Humans hate to fail by nature. That is largely because we have been conditioned to believe that failure is the exact opposite of success. Success is a reward for a job well done. Failure, on the other hand, is rejected and scrutinized. The problem with this is that there is no such thing as success without failure. Failure leads to success and it is a healthy part of growing a business. Having the ability to embrace failure is essential for any good business owner or entrepreneur. Here are 3 reasons why:
1. You Learn From Your Mistakes
Thomas A. Edison famously said that “I have not failed. I’ve just found 10,000 ways that won’t work.” In short, he learned a lot from his mistakes.

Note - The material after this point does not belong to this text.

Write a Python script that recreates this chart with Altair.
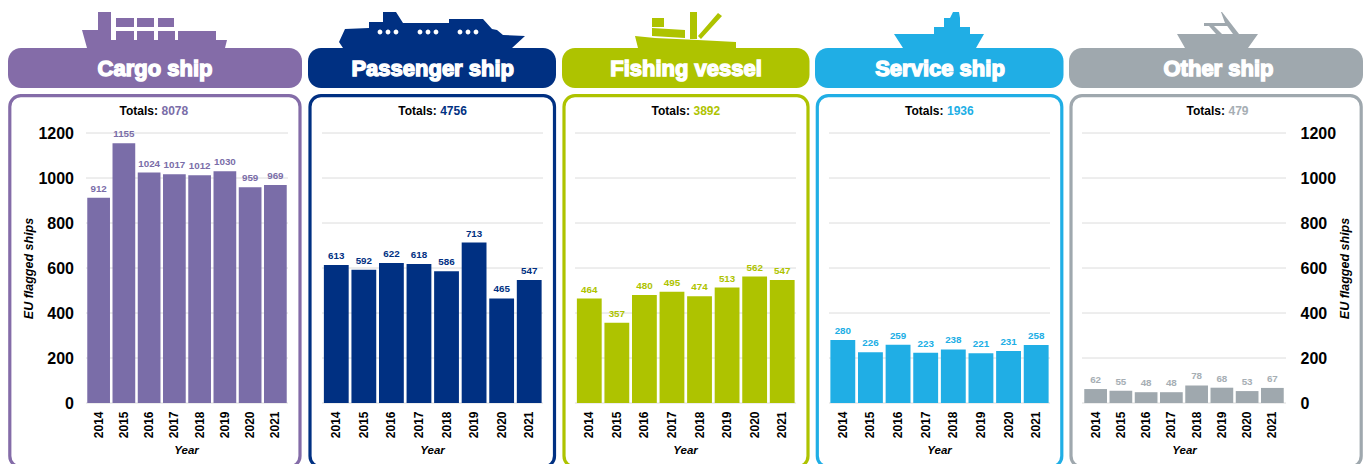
import altair as alt
import pandas as pd

FONT = "Liberation Sans"
years = ["2014", "2015", "2016", "2017", "2018", "2019", "2020", "2021"]
y_ticks = [0, 200, 400, 600, 800, 1000, 1200]

names = ["Cargo ship", "Passenger ship", "Fishing vessel", "Service ship", "Other ship"]
totals = ["8078", "4756", "3892", "1936", "479"]
cargo = [912, 1155, 1024, 1017, 1012, 1030, 959, 969]
passenger = [613, 592, 622, 618, 586, 713, 465, 547]
fishing = [464, 357, 480, 495, 474, 513, 562, 547]
service = [280, 226, 259, 223, 238, 221, 231, 258]
other = [62, 55, 48, 48, 78, 68, 53, 67]
series = [cargo, passenger, fishing, service, other]

header_colors = ["#846CA8", "#003082", "#AEC300", "#20AEE5", "#9FA8AE"]
bar_colors = ["#7A6DA8", "#003082", "#AEC300", "#20AEE5", "#9FA8AE"]
label_colors = ["#7A6DA8", "#003082", "#AEC300", "#20AEE5", "#A6AEB4"]

# page-pixel layout of each panel (the page allows 8..1363 across)
starts = [8, 308, 562, 815, 1069]
ends = [308, 562, 815, 1069, 1363]
frame_l = [9.8, 310, 564, 817.3, 1071]
frame_r = [300, 554.5, 808, 1061.8, 1361.2]
head_l = [8, 308, 562, 815, 1069]
head_r = [302, 556, 809.5, 1063.5, 1363]
plot_l = [86, 322, 575, 829, 1082]
plot_r = [288, 543, 796, 1050, 1286]
band_l = [86, 322.5, 575.5, 829, 1083]
band_r = [288, 543, 796, 1050, 1285]
title_cx = [155, 432.7, 686, 940, 1218.5]
total_split = [158, 436.7, 690, 943.5, 1225]
year_cx = [186, 432, 685, 939, 1184]
TOP = 8
HEIGHT = 460

ships = [
    [[(82, 30), (98, 30), (98, 12), (111, 12), (111, 40), (116, 40), (116, 31), (134, 31), (134, 40),
      (137, 40), (137, 31), (154, 31), (154, 40), (158, 40), (158, 31), (175, 31), (175, 40), (178, 40),
      (178, 31), (216, 31), (216, 40), (227, 40), (225, 48), (87, 48)],
     [(116, 18), (134, 18), (134, 27), (116, 27)],
     [(137, 18), (154, 18), (154, 27), (137, 27)],
     [(158, 18), (174, 18), (174, 27), (158, 27)]],
    [[(343, 48), (339, 42), (345, 29), (369, 28), (369, 22), (383, 22), (383, 12), (396, 12), (403, 23),
      (449, 23), (449, 19), (483, 19), (492, 29), (497, 30), (503, 35), (525, 36), (512, 48)]],
    [[(635, 36), (655, 38), (698, 40), (736, 42), (736, 48), (638, 48)],
     [(652, 28), (685, 30), (685, 38), (652, 36)],
     [(652, 18), (664, 18), (664, 27), (652, 27)],
     [(690, 12), (697, 12), (697, 39), (690, 39)],
     [(698, 36), (718, 13), (722, 16), (701, 39)]],
    [[(894, 34), (934, 34), (934, 27), (944, 27), (944, 18), (950, 18), (953, 12), (959, 12), (960, 18),
      (960, 27), (970, 27), (970, 34), (984, 34), (976, 48), (903, 48)]],
    [[(1177, 34), (1258, 34), (1248, 48), (1185, 48)],
     [(1204, 23), (1228, 23), (1228, 26), (1204, 26)],
     [(1209, 26), (1214, 26), (1222, 34), (1216, 34)],
     [(1221, 12), (1222, 12), (1239, 34), (1233, 34), (1225, 23)]],
]
dots = [380, 388, 396, 420, 428, 436, 460, 468, 476]
DOT_Y = 32

one = pd.DataFrame({"k": [0]})


def path_of(shapes, ox, oy):
    out = []
    for s in shapes:
        out.append("M" + " L".join(f"{x - ox:.1f} {y - oy:.1f}" for x, y in s) + " Z")
    return " ".join(out)


def panel(i):
    s, e = starts[i], ends[i]
    W = e - s
    L = lambda v: v - s
    T = lambda v: v - TOP
    df = pd.DataFrame({"year": years, "value": series[i]})
    ticks = pd.DataFrame({"t": y_ticks})

    x_scale = alt.Scale(domain=years, range=[L(band_l[i]), L(band_r[i])], paddingInner=0.1, paddingOuter=0.05)
    y_scale = alt.Scale(domain=[0, 1200], range=[T(403), T(133)])

    if i == 0:
        y_axis = alt.Axis(orient="left", offset=-L(plot_l[i]), values=y_ticks, grid=False, domain=False, ticks=False,
                          zindex=1, format="d",
                          labelFont=FONT, labelFontSize=16, labelFontWeight="bold", labelColor="#000000",
                          labelPadding=12.5, title="EU flagged ships", titleFont=FONT, titleFontSize=12.5,
                          titleFontWeight="bold", titleFontStyle="italic", titleColor="#000000",
                          titleAngle=270, titleX=28 - plot_l[i], titleY=T(268), titleAlign="center",
                          titleBaseline="middle")
    elif i == 4:
        y_axis = alt.Axis(orient="right", offset=-(W - L(plot_r[i])), values=y_ticks, grid=False, domain=False, ticks=False,
                          zindex=1, format="d",
                          labelFont=FONT, labelFontSize=16, labelFontWeight="bold", labelColor="#000000",
                          labelPadding=14, title="EU flagged ships", titleFont=FONT, titleFontSize=12.5,
                          titleFontWeight="bold", titleFontStyle="italic", titleColor="#000000",
                          titleAngle=270, titleX=1344 - plot_r[i], titleY=T(268), titleAlign="center",
                          titleBaseline="middle")
    else:
        y_axis = None

    x_axis = alt.Axis(orient="bottom", offset=-(HEIGHT - T(403)), grid=False, domain=False, ticks=False,
                      zindex=1,
                      labelFont=FONT, labelFontSize=12, labelFontWeight="bold", labelColor="#000000",
                      labelAngle=270, labelAlign="right", labelBaseline="middle", labelPadding=8,
                      labelOverlap=False, labelBound=False,
                      title="Year", titleFont=FONT, titleFontSize=11.5, titleFontWeight="bold",
                      titleFontStyle="italic", titleColor="#000000", titleX=L(year_cx[i]), titleY=47,
                      titleAlign="center", titleBaseline="middle")

    base = alt.Chart(one)
    frame = base.mark_rect(fillOpacity=0, stroke=header_colors[i], strokeWidth=3.2, cornerRadius=11).encode(
        x=alt.value(L(frame_l[i])), x2=alt.value(L(frame_r[i])), y=alt.value(T(95.7)), y2=alt.value(T(467)))
    head = base.mark_rect(fill=header_colors[i], cornerRadius=13).encode(
        x=alt.value(L(head_l[i])), x2=alt.value(L(head_r[i])), y=alt.value(T(48)), y2=alt.value(T(88)))
    ship = base.mark_point(shape=path_of(ships[i], s + 10, TOP + 10), size=4, filled=True, fill=header_colors[i],
                           opacity=1, strokeWidth=0).encode(x=alt.value(10), y=alt.value(10))
    head_text = base.mark_text(text=names[i], font=FONT, fontSize=22, fontWeight="bold", fill="#ffffff",
                               stroke="#ffffff", strokeWidth=1.4, align="center", baseline="middle").encode(
        x=alt.value(L(title_cx[i])), y=alt.value(T(68.5)))
    tot_a = base.mark_text(text="Totals:", font=FONT, fontSize=12, fontWeight="bold", fill="#000000",
                           align="right", baseline="middle").encode(
        x=alt.value(L(total_split[i])), y=alt.value(T(110.5)))
    tot_b = base.mark_text(text=totals[i], font=FONT, fontSize=12, fontWeight="bold", fill=label_colors[i],
                           align="left", baseline="middle").encode(
        x=alt.value(L(total_split[i]) + 3.5), y=alt.value(T(110.5)))
    grid = alt.Chart(ticks).mark_rule(color="#dcdcdc", strokeWidth=1).encode(
        y=alt.Y("t:Q", scale=y_scale, axis=y_axis),
        x=alt.value(L(plot_l[i])), x2=alt.value(L(plot_r[i])))
    bars = alt.Chart(df).mark_bar(color=bar_colors[i]).encode(
        x=alt.X("year:N", scale=x_scale, axis=x_axis, sort=years),
        y=alt.Y("value:Q", scale=y_scale, axis=y_axis))
    labels = alt.Chart(df).mark_text(font=FONT, fontSize=9.8, fontWeight="bold", fill=label_colors[i],
                                     baseline="bottom", dy=-4).encode(
        x=alt.X("year:N", scale=x_scale, axis=x_axis, sort=years),
        y=alt.Y("value:Q", scale=y_scale, axis=y_axis),
        text="value:Q")
    layers = [frame, head, ship]
    if i == 1:
        dot_path = " ".join(
            f"M{d - s - 10 - 2.4:.1f} {DOT_Y - TOP - 10:.1f} A2.4 2.4 0 1 1 {d - s - 10 + 2.4:.1f} {DOT_Y - TOP - 10:.1f} "
            f"A2.4 2.4 0 1 1 {d - s - 10 - 2.4:.1f} {DOT_Y - TOP - 10:.1f} Z" for d in dots)
        layers.append(base.mark_point(shape=dot_path, size=4, filled=True, fill="#ffffff", opacity=1,
                                      strokeWidth=0).encode(x=alt.value(10), y=alt.value(10)))
    layers += [head_text, tot_a, tot_b, grid, bars, labels]
    return alt.layer(*layers).properties(width=W, height=HEIGHT)


chart = alt.hconcat(*[panel(i) for i in range(5)], spacing=0).properties(
    padding=0, background="#ffffff"
).configure_view(stroke=None)

chart.save("out.html", embed_options={"renderer": "svg", "actions": False})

If you are experiencing failure in your business, you are also gaining vital information. Examine your losses and use them to uncover shortcomings that you may have otherwise never noticed.
For example, have you played the game Angry Birds? It’s one of the biggest gaming successes in history, with over 1 billion downloads. But the gaming studio behind it, Rovio, didn’t start out a success. In the six years preceding the launch of Angry Birds, the studio released more than 50 games — none of which became hits. It was only through learning from mistakes and sheer perseverance that they found the recipe for a hugely successful game.
2. You Save Time and Money
The best business will know how to fail, and how to fail fast. Rather than invest huge amounts of time and money in ideas that aren’t proven in the market, they find ways to test their ideas with minimal investment. That way they can spend time on things that already show potential. Addressing your or your business’s weaknesses and limitations early on will also save you a lot of time and energy later on in the pipelines when it may be too late to make adjustments.
3. Success Is Sweeter
A win after a series of losses is definitely more fulfilling. If you have learned the value of failure you will have more respect for success and the hard work that got you there.
While Steve Jobs is known for co-founding Apple and turning it into an iconic brand, back in 1985 he was actually forced out of the company due to disappointing sales and conflicts with management. The business then lurched from problem to problem until nearly going bankrupt in 1997. Then they brought Jobs back on board, whose vision transformed the company — and the entire tech world with new products like the iPod and iPhone. In the end, both Apple and Jobs came back even stronger, building an iconic brand that is enjoyed by the masses worldwide.
The Bottom Line
The fact is, venture capitalists prefer to invest in start-ups and entrepreneurs that have experienced a series of failures. Good business leaders and innovators know that at least some failures are bound to happen when you are trying new things. Failures are also always good in the short term if you can learn something that adds value to your business in the long term. The key is, being able to make progress with each failure, rather than fall backward.